Well......It comes to mind that even the most strong of faith have sinned and fail to measure up.  King David was a man after God's own heart....yet he yielded to the temptations of the flesh.  Tell me a man alive who says he hasn't been at least tempted and I'll show you a liar.  Now he might not have followed through but therein lies the fall or avoidance of a fall....But for the grace of God....there go I.

I don't know Hugh's heart...I don't know if he is truly repentant....I don't know what he's asking forgiveness for and IMO it's none of my business as that is between him and God..... But I do know that any man is vulnerable to the same temptations.....The man apologized and asked forgiveness.  He didn't have to do that.  That sounds to me like a man trying in his way to make amends of sorts and by my understanding that puts the ball in my court to forgive and move on.....  Holding a grudge against him will only poison my soul....and won't impact him in any way.

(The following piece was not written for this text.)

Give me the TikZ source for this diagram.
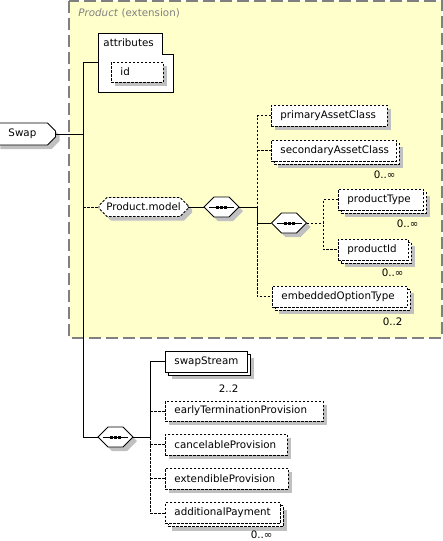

What Hugh did is no longer my concern as there is nothing I can do about it.  My concern now lies with where we go from here.....THAT we can control or at least influence.


He was panther quick and Leather tough.
If he figured that He'd been pushed enough.
The Rebel----Johnny Yuma
 
 

9/23/2017 1:55 pm  #8


Re: Freeze talks

well said, Yuma

 

9/23/2017 2:56 pm  #9


Re: Freeze talks

Maybe I'm in the minority but I don't expect an apology from Freeze nor do I expect a full play by play of his actions that led to his resignation.  He gave us a $16m apology when he resigned vs waiting until we had to fire him and arbitrate out whether or not he would get any severance.  
As others have said it took a lot to open himself back up to our fans.  Good enough for me and I wish him nothing but the best going forward.  He's got a wife and 3 kids to provide for.  That alone is going to be hard enough.  
I will always be grateful for his contributions to our program.  Program changing recruits, wins, bowls, etc. 
Never before had we experienced so much positive pub.  However his love of himself also led to our dismantling.  Now it makes sense why he overlooked local kids who begged for Ole Miss to sign them while chasing recruits we had zero chance of signing.  It also speaks to his issues not using a burner phone for his illicit affairs.  Hindsight truly is 20/20 and many things that were puzzling over the past couple of seasons now make sense.  
Glad it's over and behind us.  No man is more important than our football program.  We can and have survived worse.  
 


Follow Your Arrow-------->
 
 

9/23/2017 3:50 pm  #10


Re: Freeze talks

I expected an apology only because that's usually what happens after an event such as this.  I'm surprised it took this long to come out, but the apology I wanted was for what he has done to the program, not for what he has done to his personal life.  That's between him, his loved ones, and his higher power.